Once again, I was struck by a conversation I heard on NPR while working in my studio. This time, writer David Owen was insisting that New York City is the most environmentally sustainable place to live, possibly moreso than Seattle or Portland. I've never been to New York, so I don't have a strong opinion either way. But I've been considering the question of the environmental impact of city life versus country life, which has plagued me since moving out here to the sticks.
When I lived in Seattle, I biked almost everywhere. It was fairly easy to navigate the streets and find alternate routes that were more direct by bicycle than by car. If I was too tired or felt unsafe, I could wait for a bus and put my bike on it to go the rest of the way to my destination. My housemates and I grew gardens in our backyards to supplement our groceries. I think people living in the city can be very conscientious, and I do think it makes sense to condense all of that human activity to the smallest area possible to reduce impact.

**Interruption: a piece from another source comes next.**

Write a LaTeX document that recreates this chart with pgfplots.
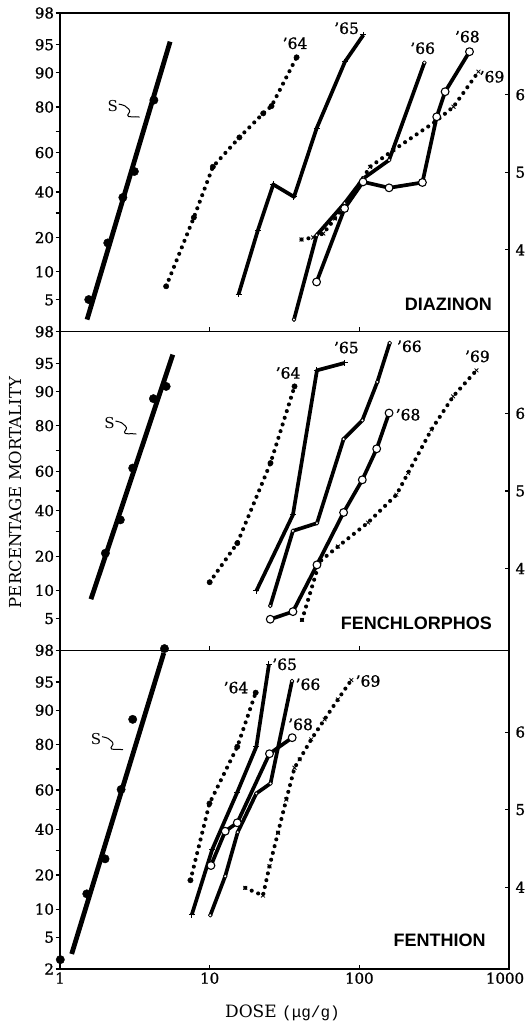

At the same time, I recall feeling so overwhelmed all of the time by the constant noise, light, and stimuli around me. There are cars everywhere. Businesses keep their lights on, along with streetlights and parking lot lights, all night long for safety purposes. City life is busy, there is always something going on, and all of that entertainment uses a ton of energy and creates never- ending streams of garbage. Even now, when I visit Seattle or Portland, there is such a variety of exciting things to do, I feel like I'm missing out on a hundred of them. I also notice that I feel bombarded with storefronts full of enticing things to buy, and I feel the urge to consume.
In 2000, I moved back to Olympia, which is a very moderately-sized city with great communities. When I walk down the street, I always see people I know, and have known for 20 years, since it's where I went to college. Bicycling is easy in Olympia, the bus system is convenient, there are two co-ops, and people are generally very environmentally conscious. Truth be told, it has been the easiest place for me to live according to my own environmental standards. Many of my Olympia friends grow year-round gardens that are so much more manageable than my own, right in their small backyards. There is a thriving farmers market. People in Olympia produce their own biodiesel, compost, work together in community gardens, offer all kinds of classes and workshops for free, and most are the nicest people you've ever met. Can you tell I love Olympia?

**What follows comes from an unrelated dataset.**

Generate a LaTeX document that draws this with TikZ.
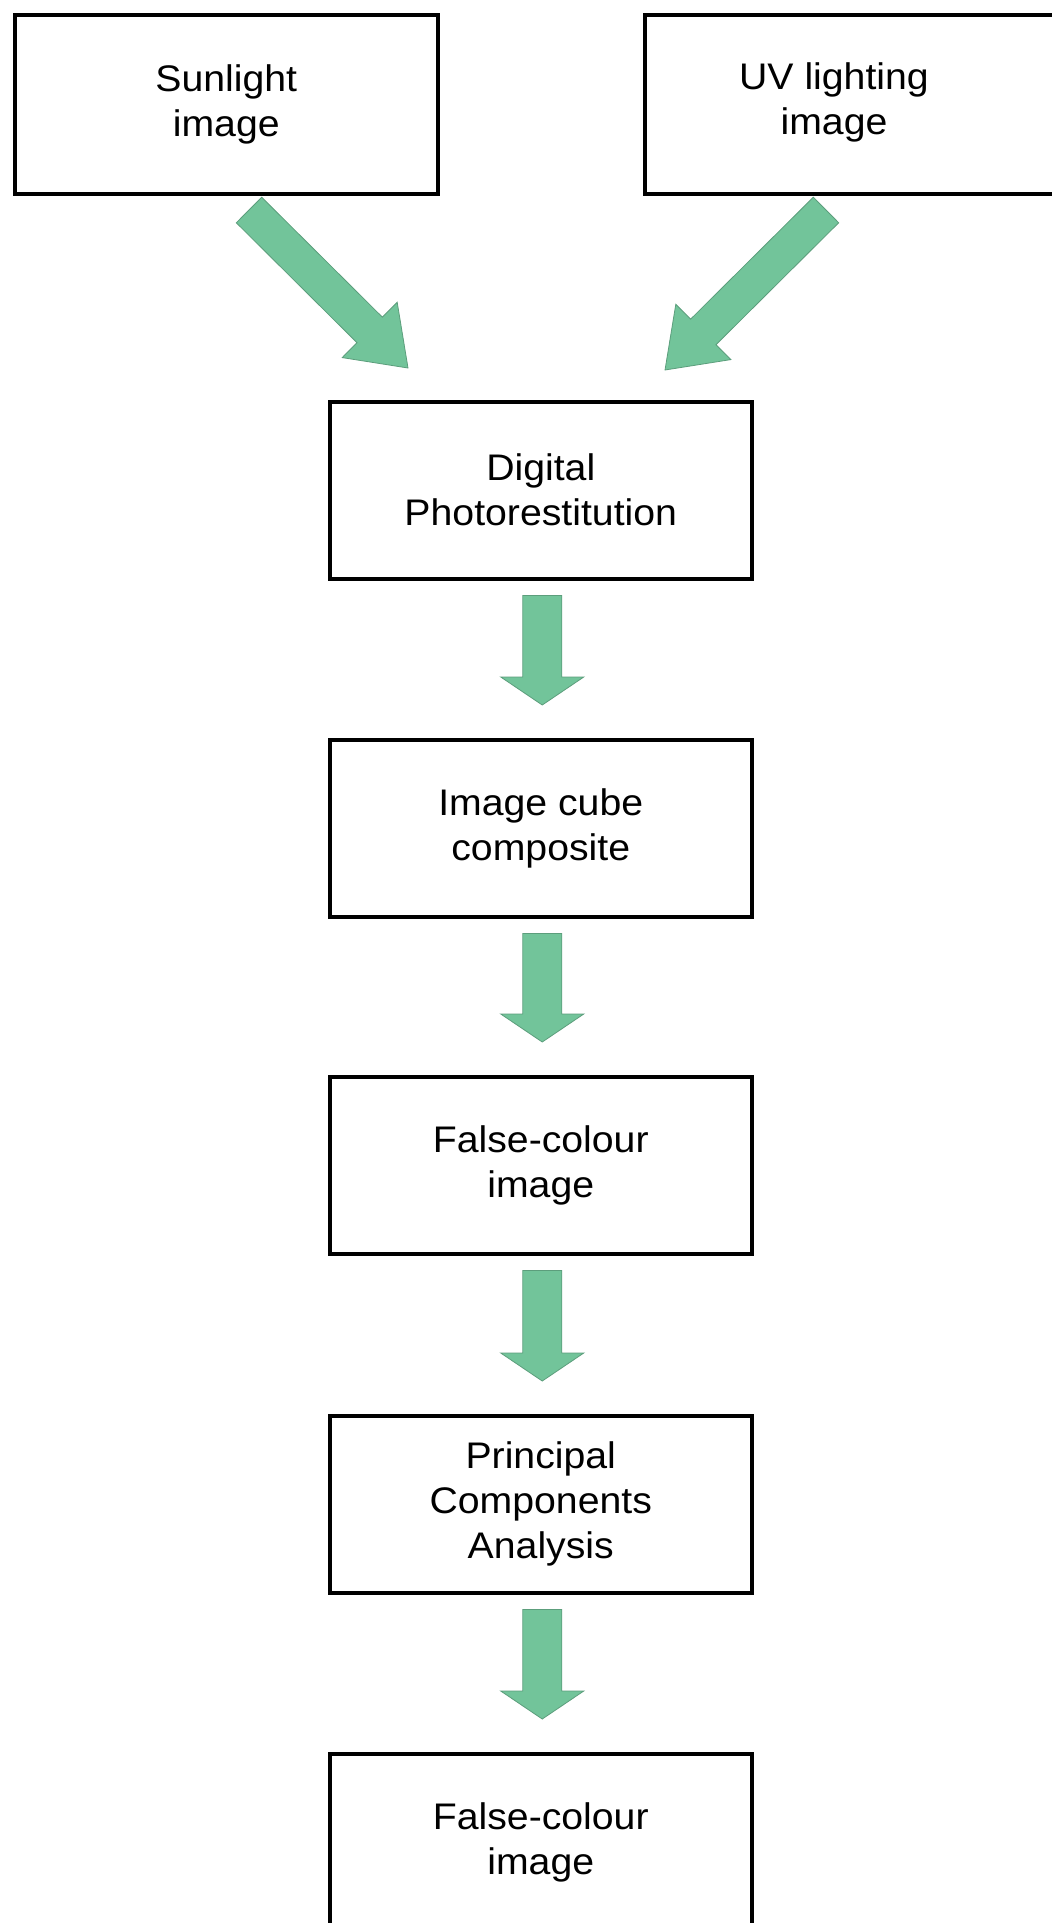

But, we couldn't afford a home in Olympia when it came time to buy, and we were interested in having a large garden and goats. We had the idea that, in case of some kind of disaster, we wanted to be self-sufficient, as well as possible. The spot we eventually bought is 5.3 acres with a diverse ecosystem. There were already buildings on the property, so we wouldn't have to dig a well or put in a septic system. We lived in the 1970 mobile home for 5 years, then dismantled it by hand (recycling most of it), and had a 1400 s.f., passive solar home built on its footprint. We have replaced almost all of the lawns with vegetable and perennial gardens, which do require some watering, but no mowing.
Since we have a well, we are not pulling water from a larger system, and there is no treatment necessary. Our septic is the same story. It is a small system, and we use only biodegradeable cleaners and products so that our system can filter naturally. We originally thought that Mike would eventually move his job to the Elma school district, only 6 miles away. However, he has grown comfortable with his place as Special Ed teacher at the alternative high school that is a 45 minute drive away. This is our biggest carbon contributor. I have been working at home, restricting my drives to Olympia to about once per week, when I run all of the errands. Now that Anouk is in school, I drive her both ways, and this is another conundrum. She could catch the bus to a larger school, saving that gas and those emissions, but we are very attached to the 3-room-schoolhouse she attends, 12 miles away. When we can afford it, we will buy a hybrid or electric car. Growing our own food means less packaging, less fuel to transport produce, fewer pesticides being used, and the few animals we raise for meat living a good, healthy life. And we don't buy stuff. There is no need for a lot of stuff, and it's not in our faces, tempting us to buy, buy, buy. I don't need nice clothes, and what I have is bought second-hand.
Ultimately, I think people living in both rural and urban environments can make good choices. I love living out here. I love the quiet most of all, and the darkness at night, the trees. The guy across the street has a special whistle to call the deer, who come in the evenings to eat grain out of his hand. We have a 30-foot waterfall near our house. I hate city life. It feels oppressive and confining. When I visit a large city, I can't stop thinking of all of the toilets flushing, dishes being washed, flourescent lights, trash, etc. Not everyone can live in the city. And not every city-dweller is making conscientious choices. Most of us are just doing the best we can with what we have.